Feminist Della Sentilles (Yale '06) is the poster child for this mental defect. When asked to comment on the treatment of women by the Taliban - which excluded females from education, required wearing Burqas at pain of severe beating, and carried out mass public execution of women by gun-shot in the back of the head - Ms Sentilles wrote:
As a white American feminist, I do not feel comfortable making statements or judgments about other cultures, especially statements that suggest one culture is more sexist and repressive than another. American feminism is often linked to and manipulated by the state in order to further its own imperialist ends.
If the treatment of women in any given culture is an entirely relative problem, how is it possible to defend your view of your own culture? Excluding your own culture from this relativity seems to require feelings of cultural superiority.

Using your skin color and ethnicity to justify silence about those specific, heinous acts of oppression which are the central concerns of your philosophy makes that philosophy a joke. Worse, it implies racially motivated support for said oppression.

A philosophy requiring its adherents to exist in a perpetual state of cognitive dissonance is bankrupt. The ability to simultaneously cling to mutually exclusive beliefs does not come cheaply, however.

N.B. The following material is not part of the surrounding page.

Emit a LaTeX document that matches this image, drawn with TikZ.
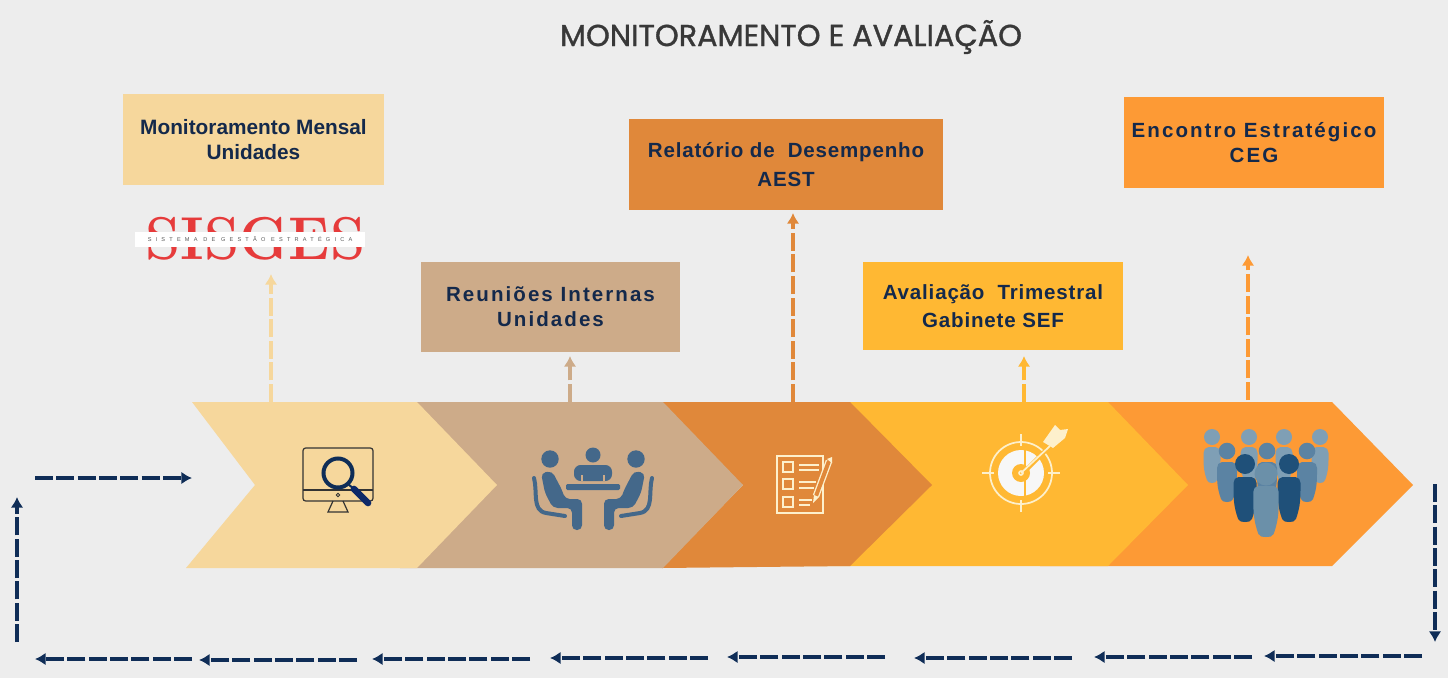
\documentclass[tikz,border=0pt]{standalone}
\usepackage{fontspec}
\setmainfont{Liberation Sans}
\newfontfamily\titulofont[FakeBold=1.2]{Poppins}
\newfontfamily\caixafont[LetterSpace=4]{Liberation Sans}
\newfontfamily\largafont[LetterSpace=10]{Liberation Sans}
\newfontfamily\justafont{Liberation Sans}
\newfontfamily\logofont{Latin Modern Roman}
\newfontfamily\subfont[LetterSpace=75]{Liberation Sans}
\usetikzlibrary{arrows.meta}
\definecolor{fundo}{HTML}{EDEDED}
\definecolor{creme}{HTML}{F6D79C}
\definecolor{bege}{HTML}{CDAB89}
\definecolor{telha}{HTML}{E0883A}
\definecolor{amarelo}{HTML}{FFB833}
\definecolor{laranja}{HTML}{FD9A35}
\definecolor{marinho}{HTML}{0F2D57}
\definecolor{texto}{HTML}{14294B}
\definecolor{aco}{HTML}{44688A}
\definecolor{claro}{HTML}{FDF0CC}
\definecolor{vermelho}{HTML}{E63B3B}
\definecolor{fila1}{HTML}{7F9FB5}
\definecolor{fila2}{HTML}{5B83A3}
\definecolor{fila3}{HTML}{1F5079}
\definecolor{fila4}{HTML}{6B90A9}
\newcommand{\pessoa}[5]{% x, topo do corpo, base, meia largura, cor
  \fill[#5] (#1-#4,#2+6) to[out=90,in=180] (#1-#4+5,#2) -- (#1+#4-5,#2)
    to[out=0,in=90] (#1+#4,#2+6) to[out=-90,in=70] (#1+#4*0.6,#3-3)
    to[out=-110,in=0] (#1,#3) to[out=180,in=-70] (#1-#4*0.6,#3-3)
    to[out=110,in=-90] cycle;
}
\begin{document}
\begin{tikzpicture}[
x=.75pt, y=-.75pt,
caixa/.style={minimum width=195pt, minimum height=68pt, inner sep=0pt, align=center,
  text=texto, font=\caixafont\fontsize{15.4}{18.8}\selectfont\bfseries},
fluxo/.style={draw=marinho, line width=2.5pt, dash pattern=on 13.5pt off 2.5pt, -{Latex[length=8pt,width=9.5pt]}},
haste/.style={line width=2.3pt, dash pattern=on 13.5pt off 2.7pt, -{Latex[length=8pt,width=9.5pt]}},
icone/.style={draw=claro, line width=1.3pt},
]
\useasboundingbox[fill=fundo] (0,0) rectangle (1448,678);
% Titulo
\node[font=\titulofont\fontsize{22.7}{26}\selectfont, text=black!78] (titulo) at (791,37) {MONITORAMENTO E AVALIAÇÃO};
% Divisas
\fill[laranja] (1040,402) -- (1332,402) -- (1413,485) -- (1332,566) -- (1040,566) -- cycle;
\fill[amarelo] (800,402) -- (1108,402) -- (1188,485) -- (1108,566) -- (800,566) -- cycle;
\fill[telha] (600,402) -- (850,402) -- (932,485) -- (850,566) -- (662,568) -- (743,485) -- cycle;
\fill[bege] (400,402) -- (663,402) -- (743,485) -- (663,568) -- (400,568) -- cycle;
\fill[creme] (192,402) -- (417,402) -- (497,485) -- (417,568) -- (186,568) -- (255,485) -- cycle;
% Caixas
\node[caixa, fill=creme, minimum width=195.75pt, font=\justafont\fontsize{15.6}{18.8}\selectfont\bfseries] (mensal) at (253.5,139.5) {Monitoramento Mensal\\Unidades};
\node[caixa, fill=bege, minimum width=194.25pt, font=\largafont\fontsize{15.4}{18.8}\selectfont\bfseries] (reunioes) at (550.5,307) {Reuniões Internas\\Unidades};
\node[caixa, fill=telha, minimum width=235.5pt] (relatorio) at (786,164.5) {Relatório de\ \ Desempenho\\[3pt]AEST};
\node[caixa, fill=amarelo, minimum width=195pt, minimum height=66pt] (avaliacao) at (993,306) {Avaliação\ \ Trimestral\\[2pt]Gabinete SEF};
\node[caixa, fill=laranja, font=\largafont\fontsize{15.4}{18.8}\selectfont\bfseries] (encontro) at (1254,142.5) {Encontro Estratégico\\CEG};
% Logo
\node[text=vermelho, inner sep=0pt, xscale=.93, font=\logofont\fontsize{45.4}{46}\selectfont\bfseries] (sisges) at (255.5,239) {SISGES};
\node[fill=white, minimum width=172.5pt, minimum height=11pt, inner sep=0pt, text=black!65,
  font=\subfont\fontsize{4.2}{5}\selectfont] (faixa) at (250,239.5) {SISTEMA DE GESTÃO ESTRATÉGICA};
% Hastes
\coordinate (pe1) at (271,402); \coordinate (ponta1) at (271,274);
\coordinate (pe2) at (570,402); \coordinate (ponta2) at (570,356);
\coordinate (pe3) at (793,402); \coordinate (ponta3) at (793,213);
\coordinate (pe4) at (1024,402); \coordinate (ponta4) at (1024,356);
\coordinate (pe5) at (1248,400); \coordinate (ponta5) at (1248,255);
\draw[haste, color=creme] (pe1) -- (ponta1);
\draw[haste, color=bege] (pe2) -- (ponta2);
\draw[haste, color=telha] (pe3) -- (ponta3);
\draw[haste, color=amarelo] (pe4) -- (ponta4);
\draw[haste, color=laranja] (pe5) -- (ponta5);
% Monitor
\draw[black!80, line width=.9pt, rounded corners=2pt] (303,448) rectangle (373,501);
\draw[black!80, line width=1.2pt] (303,490) -- (373,490);
\draw[black!80, line width=.9pt] (333,501) -- (328,512) -- (348,512) -- (343,501);
\draw[black!80, line width=.7pt] (338,495) circle (1.8);
\draw[marinho, line width=3pt] (338,473) circle (14.5);
\draw[marinho, line width=1.5pt] (348,484) -- (354,489);
\draw[marinho!90!blue, line width=5pt, line cap=round] (354,489) -- (368,503);
% Reuniao
\fill[aco] (593,455) circle (7.5) (550,459) circle (8.7) (636,459) circle (8.7);
\fill[aco, rounded corners=5pt] (574,481) -- (574,465) -- (612,465) -- (612,481) -- cycle;
\draw[bege, line width=.8pt] (582,475) -- (582,481) (604,475) -- (604,481);
\fill[aco, rounded corners=1pt] (566,484) rectangle (620,490);
\foreach \x/\s in {0/1, 1186/-1} {
  \begin{scope}[shift={(\x,0)}, xscale=\s]
    \fill[aco, rounded corners=3.5pt] (541,473) -- (552,471) -- (562,490) -- (565,499) -- (582,499) -- (582,530) -- (572,530) -- (572,508) -- (553,508) -- (545,493) -- cycle;
    \draw[aco, line width=3pt, line cap=round] (534,478) to[out=-75,in=170] (546,513) -- (565,516);
  \end{scope}
}
% Lista
\draw[icone] (777,456) rectangle (823,513);
\foreach \y in {462,479,497} \draw[icone] (783,\y) rectangle (793,\y+10);
\foreach \y/\fim in {465/819, 470/819, 482/816, 488/814, 500/812, 505/810} \draw[icone] (799,\y) -- (\fim,\y);
\draw[claro, line width=5pt] (829,461) -- (816,496);
\draw[telha, line width=3pt] (829,461) -- (816,496);
\fill[claro] (827,459) -- (832,457) -- (832,463) -- cycle (814,495) -- (819,497) -- (813,503) -- cycle;
% Alvo
\draw[claro, line width=1.3pt] (1021,473) circle (31);
\foreach \dx/\dy in {1/0, -1/0, 0/1, 0/-1} \draw[claro, line width=1.3pt] (1021+\dx*27,473+\dy*27) -- (1021+\dx*39,473+\dy*39);
\fill[black!3!white] (1021,473) circle (23);
\draw[amarelo, line width=1.5pt] (1025,448) -- (1025,498);
\fill[amarelo] (1021,473) circle (9);
\draw[claro, line width=1.2pt] (1021,473) circle (2);
\draw[amarelo, line width=3.2pt] (1026,470) -- (1048,448);
\draw[claro, line width=1.3pt] (1021,473) -- (1050,446);
\fill[claro] (1043,442) -- (1055,425) -- (1060,430) -- (1068,429) -- (1065,438) -- (1053,448) -- cycle;
% Pessoas
\foreach \x in {1212,1249,1284,1320} {
  \fill[fila1] (\x,437) circle (8);
  \pessoa{\x}{447}{483}{8.5}{fila1}
}
\foreach \x in {1227,1267,1307} {
  \fill[fila2] (\x,451) circle (8.3);
  \pessoa{\x}{462}{502}{10}{fila2}
}
\foreach \x in {1245,1289} {
  \fill[fila3] (\x,464) circle (10);
  \pessoa{\x}{477}{522}{11.5}{fila3}
}
\fill[fila4] (1266,474) circle (11.5);
\pessoa{1266}{486}{537}{12.7}{fila4}
% Retorno
\coordinate (r0a) at (1435,484); \coordinate (r0b) at (1435,642);
\coordinate (r1a) at (1422,656); \coordinate (r1b) at (1264,656);
\coordinate (r2a) at (1252,657); \coordinate (r2b) at (1094,657);
\coordinate (r3a) at (1072,658); \coordinate (r3b) at (914,658);
\coordinate (r4a) at (885,657); \coordinate (r4b) at (727,657);
\coordinate (r5a) at (708,658); \coordinate (r5b) at (550,658);
\coordinate (r6a) at (530,659); \coordinate (r6b) at (372,659);
\coordinate (r7a) at (357,660); \coordinate (r7b) at (199,660);
\coordinate (r8a) at (192,659); \coordinate (r8b) at (35,659);
\coordinate (r9a) at (17,642); \coordinate (r9b) at (17,497);
\coordinate (r10a) at (35,478); \coordinate (r10b) at (192,478);
\foreach \n in {0,...,10} \draw[fluxo] (r\n a) -- (r\n b);
\end{tikzpicture}
\end{document}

Ms Sentilles is a product of an elite University education. If you are interested, you will find further insight here Doing Della. A favor and here Note to Della Sentilles.

Feminists did not step forward to condemn Ms Sentilles tacit approval of gynocide. No, these are the concerns of another culture, not of American feminists.

Unlike Ms Sentilles, TOC has written extensively in protest of the treatment of women by Islamofascists.

Feminism's self-inflicted wounds

Iran: Killing the Victim

The Islamofeminist Chronicles

Feminism & Jihad

Women are the issue?

Ayaan Hirsi Ali

Feminism as if it meant something


You need not be a feminist in order to condemn brutal misogyny. In fact, it helps if you're not.